O corporativismo, que tanto dilacera a nova Constituição, se traduz fundamentalmente na defesa cega dos interesses de um setor específico (área principal), empresarial, ou, mesmo, região). No discurso, as aspirações defendidas são, reiteiradas e às vezes ingenuamente, identificadas com os interesses do conjunto da sociedade. Na prática, passam por cima do resto da sociedade, isto é, de quem paga pelas conquistas obtidas ou sofre suas consequências.

O patrimonialismo é o vírus que mais sucesso tem tido junto ao organismo do PMDB, especialmente em algumas administrações estaduais a confusão entre interesse o privado e o público, a utilização do setor público para servir o interesse privado dos que o administram.

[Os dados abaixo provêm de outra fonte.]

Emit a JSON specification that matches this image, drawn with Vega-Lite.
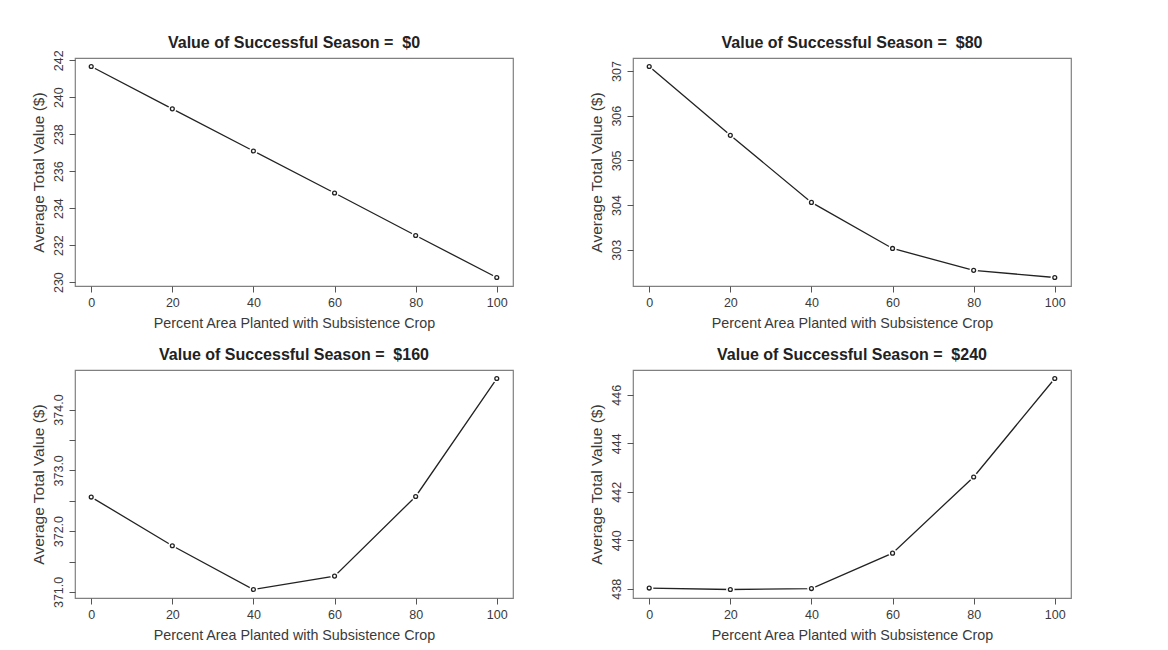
{
  "$schema": "https://vega.github.io/schema/vega-lite/v6.json",
  "background": "white",
  "padding": {"left": 30, "top": 34, "right": 10, "bottom": 5},
  "bounds": "flush",
  "columns": 2,
  "spacing": {"row": 84, "column": 120},
  "datasets": {
    "d": [
      {"season": 0, "pct": 0, "value": 241.66},
      {"season": 0, "pct": 20, "value": 239.37},
      {"season": 0, "pct": 40, "value": 237.09},
      {"season": 0, "pct": 60, "value": 234.82},
      {"season": 0, "pct": 80, "value": 232.52},
      {"season": 0, "pct": 100, "value": 230.25},
      {"season": 80, "pct": 0, "value": 307.10},
      {"season": 80, "pct": 20, "value": 305.56},
      {"season": 80, "pct": 40, "value": 304.06},
      {"season": 80, "pct": 60, "value": 303.03},
      {"season": 80, "pct": 80, "value": 302.54},
      {"season": 80, "pct": 100, "value": 302.38},
      {"season": 160, "pct": 0, "value": 372.56},
      {"season": 160, "pct": 20, "value": 371.76},
      {"season": 160, "pct": 40, "value": 371.04},
      {"season": 160, "pct": 60, "value": 371.26},
      {"season": 160, "pct": 80, "value": 372.57},
      {"season": 160, "pct": 100, "value": 374.51},
      {"season": 240, "pct": 0, "value": 438.03},
      {"season": 240, "pct": 20, "value": 437.97},
      {"season": 240, "pct": 40, "value": 438.01},
      {"season": 240, "pct": 60, "value": 439.47},
      {"season": 240, "pct": 80, "value": 442.61},
      {"season": 240, "pct": 100, "value": 446.67}
    ]
  },
  "config": {
    "font": "Liberation Sans",
    "view": {"stroke": "#808080", "strokeWidth": 1.2},
    "axis": {
      "grid": false,
      "domain": false,
      "tickColor": "#555",
      "tickSize": 6,
      "tickWidth": 1,
      "labelFont": "Liberation Sans",
      "labelFontSize": 12.5,
      "labelColor": "#3a3a3a",
      "labelPadding": 4,
      "titleFont": "Liberation Sans",
      "titleFontWeight": "normal",
      "titleColor": "#3a3a3a"
    },
    "axisX": {"titleFontSize": 14.3, "titlePadding": 8},
    "axisY": {"labelAngle": -90, "labelAlign": "center", "labelBaseline": "bottom", "titleFontSize": 15.5, "titlePadding": 6},
    "title": {"font": "Liberation Sans", "fontSize": 16, "fontWeight": "bold", "color": "#222", "anchor": "middle", "offset": 7}
  },
  "concat": [
    {
      "width": 438, "height": 228,
      "title": {"text": "Value of Successful Season = \u00a0$0", "offset": -1},
      "data": {"name": "d"},
      "transform": [{"filter": "datum.season == 0"}],
      "encoding": {
        "x": {"field": "pct", "type": "quantitative", "title": "Percent Area Planted with Subsistence Crop", "scale": {"domain": [-4, 104], "nice": false, "zero": false}, "axis": {"values": [0, 20, 40, 60, 80, 100]}},
        "y": {"field": "value", "type": "quantitative", "title": "Average Total Value ($)", "scale": {"domain": [229.79, 242.12], "nice": false, "zero": false}, "axis": {"values": [230, 232, 234, 236, 238, 240, 242]}}
      },
      "layer": [
        {"mark": {"type": "line", "color": "#222", "strokeWidth": 1.3}},
        {"mark": {"type": "point", "shape": "circle", "filled": true, "color": "white", "size": 70, "opacity": 1}},
        {"mark": {"type": "point", "shape": "circle", "filled": false, "color": "#222", "size": 15, "strokeWidth": 1.3, "opacity": 1}}
      ]
    },
    {
      "width": 438, "height": 228,
      "title": "Value of Successful Season = \u00a0$80",
      "data": {"name": "d"},
      "transform": [{"filter": "datum.season == 80"}],
      "encoding": {
        "x": {"field": "pct", "type": "quantitative", "title": "Percent Area Planted with Subsistence Crop", "scale": {"domain": [-4, 104], "nice": false, "zero": false}, "axis": {"values": [0, 20, 40, 60, 80, 100]}},
        "y": {"field": "value", "type": "quantitative", "title": "Average Total Value ($)", "scale": {"domain": [302.19, 307.29], "nice": false, "zero": false}, "axis": {"values": [303, 304, 305, 306, 307]}}
      },
      "layer": [
        {"mark": {"type": "line", "color": "#222", "strokeWidth": 1.3}},
        {"mark": {"type": "point", "shape": "circle", "filled": true, "color": "white", "size": 70, "opacity": 1}},
        {"mark": {"type": "point", "shape": "circle", "filled": false, "color": "#222", "size": 15, "strokeWidth": 1.3, "opacity": 1}}
      ]
    },
    {
      "width": 438, "height": 228,
      "title": "Value of Successful Season = \u00a0$160",
      "data": {"name": "d"},
      "transform": [{"filter": "datum.season == 160"}],
      "encoding": {
        "x": {"field": "pct", "type": "quantitative", "title": "Percent Area Planted with Subsistence Crop", "scale": {"domain": [-4, 104], "nice": false, "zero": false}, "axis": {"values": [0, 20, 40, 60, 80, 100]}},
        "y": {"field": "value", "type": "quantitative", "title": "Average Total Value ($)", "scale": {"domain": [370.90, 374.65], "nice": false, "zero": false}, "axis": {"values": [371, 371.5, 372, 372.5, 373, 373.5, 374], "labelExpr": "datum.value % 1 == 0 ? format(datum.value, '.1f') : ''"}}
      },
      "layer": [
        {"mark": {"type": "line", "color": "#222", "strokeWidth": 1.3}},
        {"mark": {"type": "point", "shape": "circle", "filled": true, "color": "white", "size": 70, "opacity": 1}},
        {"mark": {"type": "point", "shape": "circle", "filled": false, "color": "#222", "size": 15, "strokeWidth": 1.3, "opacity": 1}}
      ]
    },
    {
      "width": 438, "height": 228,
      "title": "Value of Successful Season = \u00a0$240",
      "data": {"name": "d"},
      "transform": [{"filter": "datum.season == 240"}],
      "encoding": {
        "x": {"field": "pct", "type": "quantitative", "title": "Percent Area Planted with Subsistence Crop", "scale": {"domain": [-4, 104], "nice": false, "zero": false}, "axis": {"values": [0, 20, 40, 60, 80, 100]}},
        "y": {"field": "value", "type": "quantitative", "title": "Average Total Value ($)", "scale": {"domain": [437.62, 447.02], "nice": false, "zero": false}, "axis": {"values": [438, 440, 442, 444, 446]}}
      },
      "layer": [
        {"mark": {"type": "line", "color": "#222", "strokeWidth": 1.3}},
        {"mark": {"type": "point", "shape": "circle", "filled": true, "color": "white", "size": 70, "opacity": 1}},
        {"mark": {"type": "point", "shape": "circle", "filled": false, "color": "#222", "size": 15, "strokeWidth": 1.3, "opacity": 1}}
      ]
    }
  ]
}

Por último, o autarquismo liga-se a uma reação compreensível a idéias ou políticas econômicas calcadas num liberalismo antigo (que vitimou economias como a Argentina, na fase Martínez de Hoz) mas que aterriza em concepções, na prática, avessas ao progresso tecnológico, à eficiência e à competitividade. Também na prática (não nas intenções) revela-se incompatível com a formulação de políticas nacionais de desenvolvimento consistentes e eficazes, como, por exemplo, as que prevaleceram nos países do Sudeste Asiático. Estes países, aliás têm sido capazes de evitar tanto o autarquismo quanto o “aberturismo” irresponsável.

Infelizmente, não há, no mercado, vacina contra esses quatro vírus. A imunidade só pode vir do reconhecimento permanente da existência desses adversários, de sua morfologia, hábitos, fraquezas e bases de subsistência, bem como da paciência, obstinação e coragem em inibi-los.